Nobel Prize Connection

Multiple Nobel Prizes in Economics have been awarded for game theory contributions: Nash (1994), Harsanyi & Selten (1994), Aumann & Schelling (2005), Hurwicz, Maskin & Myerson (2007), Roth & Shapley (2012).

3. Networks & Computing

Selfish Routing

In networks, users choose routes to minimize their own delay.
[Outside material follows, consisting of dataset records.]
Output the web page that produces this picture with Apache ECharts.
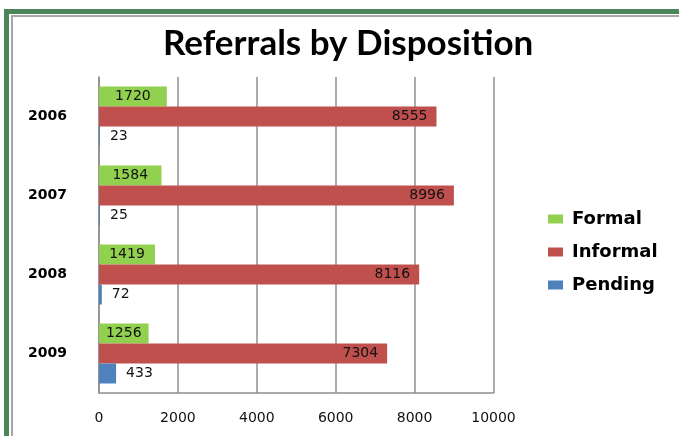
<!DOCTYPE html>
<html>
<head>
<meta charset="utf-8">
<script src="https://cdn.jsdelivr.net/npm/echarts@6/dist/echarts.min.js"></script>
<style>html,body{margin:0;padding:0;background:#fff;}#c{width:679px;height:436px;}</style>
</head>
<body>
<div id="c"></div>
<script>
var years = ['2006', '2007', '2008', '2009'];
var formal = [1720, 1584, 1419, 1256];
var informal = [8555, 8996, 8116, 7304];
var pending = [23, 25, 72, 433];
var xTicks = [0, 2000, 4000, 6000, 8000, 10000];

var chart = echarts.init(document.getElementById('c'), null, {renderer: 'canvas'});
var labelFont = {fontFamily: 'DejaVu Sans', fontSize: 14, color: '#111'};
chart.setOption({
  animation: false,
  backgroundColor: '#fff',
  title: {
    text: 'Referrals by Disposition',
    left: 163,
    top: 26,
    padding: 0,
    textStyle: {fontFamily: 'Lato', fontWeight: 'bold', fontSize: 35, color: '#000'}
  },
  legend: {
    orient: 'vertical',
    left: 548,
    top: 210,
    padding: 0,
    icon: 'rect',
    itemWidth: 15,
    itemHeight: 9,
    itemGap: 15,
    data: ['Formal', 'Informal', 'Pending'],
    textStyle: {fontFamily: 'DejaVu Sans', fontWeight: 'bold', fontSize: 18, color: '#000', padding: [0, 0, 0, 4]}
  },
  grid: {left: 99, right: 185.5, top: 77, bottom: 43, containLabel: false},
  xAxis: {
    type: 'value',
    min: xTicks[0],
    max: xTicks[xTicks.length - 1],
    interval: 2000,
    axisLine: {show: true, lineStyle: {color: '#8f8f8f', width: 1.5}},
    axisTick: {show: false},
    axisLabel: {margin: 18, fontFamily: 'DejaVu Sans', fontSize: 14, color: '#111',
      formatter: function (v) { return String(v); }},
    splitLine: {show: true, lineStyle: {color: '#8f8f8f', width: 1.5}}
  },
  yAxis: {
    type: 'category',
    data: years,
    inverse: true,
    axisLine: {show: true, lineStyle: {color: '#8f8f8f', width: 1.5}},
    axisTick: {show: false},
    axisLabel: {margin: 32, fontFamily: 'DejaVu Sans', fontWeight: 'bold', fontSize: 14, color: '#000'}
  },
  series: [
    {name: 'Formal', type: 'bar', data: formal, barWidth: 20, barGap: '0%',
     itemStyle: {color: '#92D050'},
     label: Object.assign({show: true, position: 'inside'}, labelFont)},
    {name: 'Informal', type: 'bar', data: informal, barWidth: 20, barGap: '0%',
     itemStyle: {color: '#C0504D'},
     label: Object.assign({show: true, position: 'insideRight', distance: 9}, labelFont)},
    {name: 'Pending', type: 'bar', data: pending, barWidth: 20, barGap: '0%',
     itemStyle: {color: '#4F81BD'},
     label: Object.assign({show: true, position: 'right', distance: 10}, labelFont)}
  ],
  graphic: [
    {type: 'rect', silent: true, z: 100,
     shape: {x: 6.5, y: 11.5, width: 720, height: 500},
     style: {fill: 'none', stroke: '#4A8659', lineWidth: 5}},
    {type: 'rect', silent: true, z: 100,
     shape: {x: 12, y: 16, width: 720, height: 500},
     style: {fill: 'none', stroke: '#A6A6A6', lineWidth: 2}}
  ]
});
</script>
</body>
</html>
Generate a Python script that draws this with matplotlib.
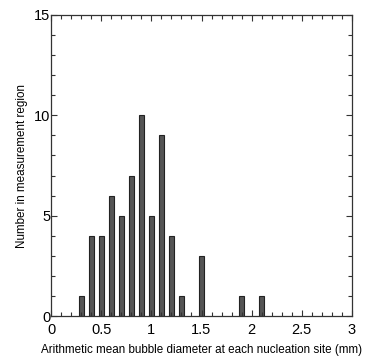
import matplotlib
matplotlib.use("Agg")
import matplotlib.pyplot as plt
from matplotlib.ticker import MultipleLocator

diameters = [0.3, 0.4, 0.5, 0.6, 0.7, 0.8, 0.9, 1.0, 1.1, 1.2, 1.3, 1.5, 1.9, 2.1]
counts = [1, 4, 4, 6, 5, 7, 10, 5, 9, 4, 1, 3, 1, 1]
xticklabels = ["0", "0.5", "1", "1.5", "2", "2.5", "3"]

plt.rcParams['font.family'] = ['Liberation Sans', 'DejaVu Sans']

fig = plt.figure(figsize=(3.65, 3.63), dpi=100)
ax = fig.add_axes([51/365, 1 - 316/363, (352-51)/365, (316-15)/363])
ax.bar(diameters, counts, width=0.05, color='#555555', edgecolor='#222222', linewidth=0.8)
ax.set_xlim(0, 3)
ax.set_ylim(0, 15)
ax.xaxis.set_major_locator(MultipleLocator(0.5))
ax.xaxis.set_minor_locator(MultipleLocator(0.1))
ax.yaxis.set_major_locator(MultipleLocator(5))
ax.yaxis.set_minor_locator(MultipleLocator(1))
ax.set_xticks([0, 0.5, 1, 1.5, 2, 2.5, 3])
ax.set_xticklabels(xticklabels)
ax.tick_params(which='both', direction='in', top=True, right=True, color='#333333')
ax.tick_params(which='major', length=4, width=0.8, labelsize=10.5)
ax.tick_params(which='minor', length=3, width=0.8)
ax.tick_params(axis='x', which='major', pad=5)
ax.tick_params(axis='y', which='major', pad=0.5)
for s in ax.spines.values():
    s.set_color('#333333')
    s.set_linewidth(0.9)
ax.set_xlabel('Arithmetic mean bubble diameter at each nucleation site (mm)', fontsize=8.4, labelpad=5)
ax.set_ylabel('Number in measurement region', fontsize=8.4, labelpad=4)
fig.savefig('out.png', dpi=100)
This leads to Nash equilibrium, which may be inefficient (Price of Anarchy).

Braess's Paradox: Adding roads can make traffic worse!

Protocol Design

Internet protocols must work with selfish agents. Game theory helps design incentive-compatible protocols.

TCP congestion control
Peer-to-peer systems
Blockchain consensus

4. Lecture 13 Summary

System Model

Players (N): Rational decision-makers
Strategies (Sᵢ): Available actions
Payoffs (uᵢ): Utility functions
Information: Complete/incomplete
Assumptions: Rationality, common knowledge

Dominant Strategies

Definition: Best regardless of opponents
Strict vs Weak: > vs ≥
IESDS: Eliminate dominated strategies
DSE: Everyone plays dominant strategy

Nash Equilibrium

Definition: No profitable unilateral deviation
Best Response: Optimal given others' play
Finding NE: Mutual best response
Multiple NE: Coordination problem

Mixed Strategies

Definition: Probability over pure strategies
When needed: No pure NE exists
Indifference: Key to computing mixed NE
Nash's Theorem: Every game has mixed NE

5. Connection to AI Course

Lecture 11

Bayesian Networks
Reasoning under uncertainty

Lecture 12

MDPs & Decision Theory
Single agent decisions

Lecture 13

Game Theory
Multi-agent interactions

Looking Ahead

Game theory extends naturally to multi-agent reinforcement learning, mechanism design, and cooperative AI. These topics form the frontier of AI research in multi-agent systems!

6. Key Equations Reference

Nash Equilibrium

uᵢ(sᵢ*, s₋ᵢ*) ≥ uᵢ(sᵢ, s₋ᵢ*) ∀ sᵢ ∈ Sᵢ

Best Response

BRᵢ(s₋ᵢ) = argmax_sᵢ uᵢ(sᵢ, s₋ᵢ)

Expected Payoff (Mixed)

uᵢ(σ) = Σ_s σ(s) · uᵢ(s)

Strategic Form Game

G = ⟨ N, {Sᵢ}ᵢ∈N, {uᵢ}ᵢ∈N ⟩